- Entries supplied
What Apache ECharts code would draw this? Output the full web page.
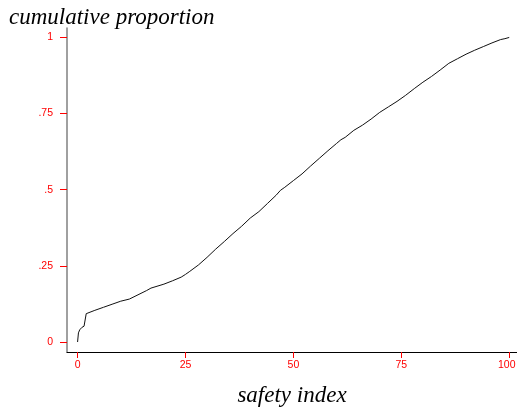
<!DOCTYPE html>
<html>
<head>
<meta charset="utf-8">
<script src="https://cdn.jsdelivr.net/npm/echarts@6/dist/echarts.min.js"></script>
<style>
html,body{margin:0;padding:0;background:#fff;}
#chart{width:517px;height:407px;}
</style>
</head>
<body>
<div id="chart"></div>
<script>
// Data
const safetyIndex = [0, 0.2, 0.5, 1.0, 1.5, 1.9, 2.0, 4, 6, 8, 10, 12, 14, 16, 17, 20, 22, 24, 25, 26, 28, 30, 32, 34, 36, 38, 40, 42, 44, 46, 47, 48, 50, 52, 54, 56, 58, 60, 61, 62, 64, 66, 68, 70, 72, 74, 76, 78, 80, 82, 84, 86, 88, 90, 92, 94, 96, 98, 99, 100];
const cumProportion = [0, 0.03, 0.04, 0.048, 0.052, 0.055, 0.093, 0.104, 0.114, 0.124, 0.134, 0.141, 0.155, 0.169, 0.177, 0.19, 0.201, 0.213, 0.222, 0.232, 0.253, 0.278, 0.305, 0.33, 0.356, 0.38, 0.407, 0.428, 0.455, 0.482, 0.498, 0.508, 0.53, 0.552, 0.578, 0.603, 0.628, 0.652, 0.664, 0.672, 0.695, 0.712, 0.732, 0.754, 0.772, 0.79, 0.81, 0.832, 0.853, 0.872, 0.893, 0.915, 0.93, 0.945, 0.958, 0.97, 0.982, 0.993, 0.996, 1.0];
const xTickValues = [0, 25, 50, 75, 100];
const xTickLabels = ['0', '25', '50', '75', '100'];
const yTickValues = [0, 0.25, 0.5, 0.75, 1];
const yTickLabels = ['0', '.25', '.5', '.75', '1'];
const yTitle = 'cumulative proportion';
const xTitle = 'safety index';

const chart = echarts.init(document.getElementById('chart'), null, {renderer: 'canvas'});
chart.setOption({
  animation: false,
  backgroundColor: '#fff',
  title: {
    text: yTitle,
    left: 9,
    top: 6,
    padding: 0,
    textStyle: {fontFamily: 'Liberation Serif', fontStyle: 'italic', fontWeight: 'normal', fontSize: 23, color: '#000'}
  },
  grid: {left: 67, right: 0, top: 28, bottom: 55, containLabel: false, outerBoundsMode: 'none'},
  xAxis: {
    type: 'value',
    min: -2.45,
    max: 101.8,
    name: xTitle,
    nameLocation: 'middle',
    nameGap: 32,
    nameTextStyle: {fontFamily: 'Liberation Serif', fontStyle: 'italic', fontSize: 23, color: '#000'},
    splitLine: {show: false},
    axisLine: {show: true, onZero: false, lineStyle: {color: '#000', width: 1}},
    axisTick: {show: true, length: 6, customValues: xTickValues, lineStyle: {color: '#ff0000', width: 1}},
    axisLabel: {
      customValues: xTickValues,
      margin: 8,
      fontFamily: 'Liberation Sans',
      fontSize: 10.5,
      color: '#ff0000',
      rich: {e: {fontFamily: 'Liberation Sans', fontSize: 10.5, color: '#ff0000', padding: [0, 5, 0, 0]}},
      formatter: function (v) {
        const i = xTickValues.indexOf(v);
        if (i < 0) return '';
        return i === xTickValues.length - 1 ? '{e|' + xTickLabels[i] + '}' : xTickLabels[i];
      }
    }
  },
  yAxis: {
    type: 'value',
    min: -0.0328,
    max: 1.031,
    splitLine: {show: false},
    axisLine: {show: true, onZero: false, lineStyle: {color: '#808080', width: 1.5}},
    axisTick: {show: true, length: 7, customValues: yTickValues, lineStyle: {color: '#ff0000', width: 1}},
    axisLabel: {
      customValues: yTickValues,
      margin: 14,
      fontFamily: 'Liberation Sans',
      fontSize: 10.5,
      color: '#ff0000',
      formatter: function (v) { const i = yTickValues.indexOf(v); return i >= 0 ? yTickLabels[i] : ''; }
    }
  },
  series: [{
    type: 'line',
    data: safetyIndex.map((x, i) => [x, cumProportion[i]]),
    showSymbol: false,
    symbol: 'none',
    lineStyle: {color: '#111', width: 1},
    silent: true
  }]
});
</script>
</body>
</html>
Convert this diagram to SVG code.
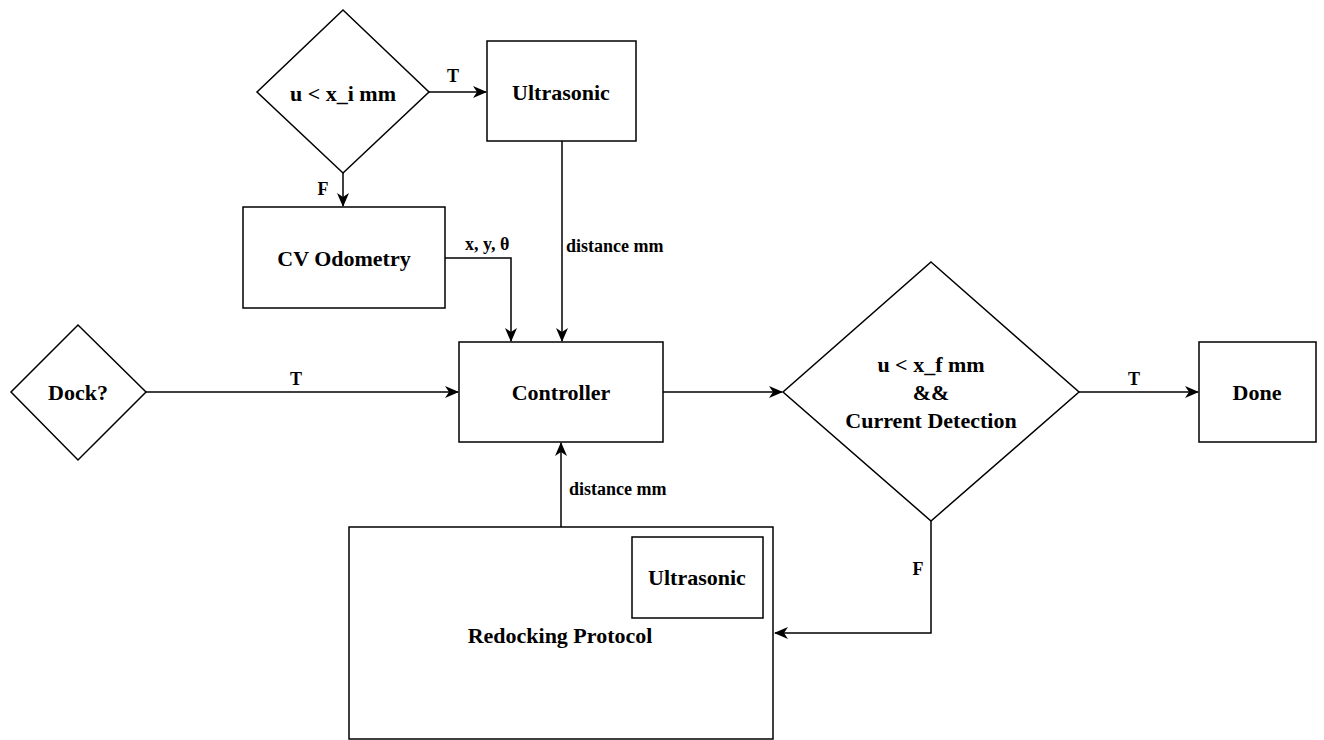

- What to work on
Give the entries again word for word, but skip the pictures.

- Answer
What Apache ECharts code would draw this? Output the full web page.
<!DOCTYPE html>
<html>
<head>
<meta charset="utf-8">
<script src="https://cdn.jsdelivr.net/npm/echarts@6/dist/echarts.min.js"></script>
<style>
html,body{margin:0;padding:0;background:#fff;}
#chart{width:517px;height:407px;}
</style>
</head>
<body>
<div id="chart"></div>
<script>
// Data
const safetyIndex = [0, 0.2, 0.5, 1.0, 1.5, 1.9, 2.0, 4, 6, 8, 10, 12, 14, 16, 17, 20, 22, 24, 25, 26, 28, 30, 32, 34, 36, 38, 40, 42, 44, 46, 47, 48, 50, 52, 54, 56, 58, 60, 61, 62, 64, 66, 68, 70, 72, 74, 76, 78, 80, 82, 84, 86, 88, 90, 92, 94, 96, 98, 99, 100];
const cumProportion = [0, 0.03, 0.04, 0.048, 0.052, 0.055, 0.093, 0.104, 0.114, 0.124, 0.134, 0.141, 0.155, 0.169, 0.177, 0.19, 0.201, 0.213, 0.222, 0.232, 0.253, 0.278, 0.305, 0.33, 0.356, 0.38, 0.407, 0.428, 0.455, 0.482, 0.498, 0.508, 0.53, 0.552, 0.578, 0.603, 0.628, 0.652, 0.664, 0.672, 0.695, 0.712, 0.732, 0.754, 0.772, 0.79, 0.81, 0.832, 0.853, 0.872, 0.893, 0.915, 0.93, 0.945, 0.958, 0.97, 0.982, 0.993, 0.996, 1.0];
const xTickValues = [0, 25, 50, 75, 100];
const xTickLabels = ['0', '25', '50', '75', '100'];
const yTickValues = [0, 0.25, 0.5, 0.75, 1];
const yTickLabels = ['0', '.25', '.5', '.75', '1'];
const yTitle = 'cumulative proportion';
const xTitle = 'safety index';

const chart = echarts.init(document.getElementById('chart'), null, {renderer: 'canvas'});
chart.setOption({
  animation: false,
  backgroundColor: '#fff',
  title: {
    text: yTitle,
    left: 9,
    top: 6,
    padding: 0,
    textStyle: {fontFamily: 'Liberation Serif', fontStyle: 'italic', fontWeight: 'normal', fontSize: 23, color: '#000'}
  },
  grid: {left: 67, right: 0, top: 28, bottom: 55, containLabel: false, outerBoundsMode: 'none'},
  xAxis: {
    type: 'value',
    min: -2.45,
    max: 101.8,
    name: xTitle,
    nameLocation: 'middle',
    nameGap: 32,
    nameTextStyle: {fontFamily: 'Liberation Serif', fontStyle: 'italic', fontSize: 23, color: '#000'},
    splitLine: {show: false},
    axisLine: {show: true, onZero: false, lineStyle: {color: '#000', width: 1}},
    axisTick: {show: true, length: 6, customValues: xTickValues, lineStyle: {color: '#ff0000', width: 1}},
    axisLabel: {
      customValues: xTickValues,
      margin: 8,
      fontFamily: 'Liberation Sans',
      fontSize: 10.5,
      color: '#ff0000',
      rich: {e: {fontFamily: 'Liberation Sans', fontSize: 10.5, color: '#ff0000', padding: [0, 5, 0, 0]}},
      formatter: function (v) {
        const i = xTickValues.indexOf(v);
        if (i < 0) return '';
        return i === xTickValues.length - 1 ? '{e|' + xTickLabels[i] + '}' : xTickLabels[i];
      }
    }
  },
  yAxis: {
    type: 'value',
    min: -0.0328,
    max: 1.031,
    splitLine: {show: false},
    axisLine: {show: true, onZero: false, lineStyle: {color: '#808080', width: 1.5}},
    axisTick: {show: true, length: 7, customValues: yTickValues, lineStyle: {color: '#ff0000', width: 1}},
    axisLabel: {
      customValues: yTickValues,
      margin: 14,
      fontFamily: 'Liberation Sans',
      fontSize: 10.5,
      color: '#ff0000',
      formatter: function (v) { const i = yTickValues.indexOf(v); return i >= 0 ? yTickLabels[i] : ''; }
    }
  },
  series: [{
    type: 'line',
    data: safetyIndex.map((x, i) => [x, cumProportion[i]]),
    showSymbol: false,
    symbol: 'none',
    lineStyle: {color: '#111', width: 1},
    silent: true
  }]
});
</script>
</body>
</html>
Convert this diagram to SVG code.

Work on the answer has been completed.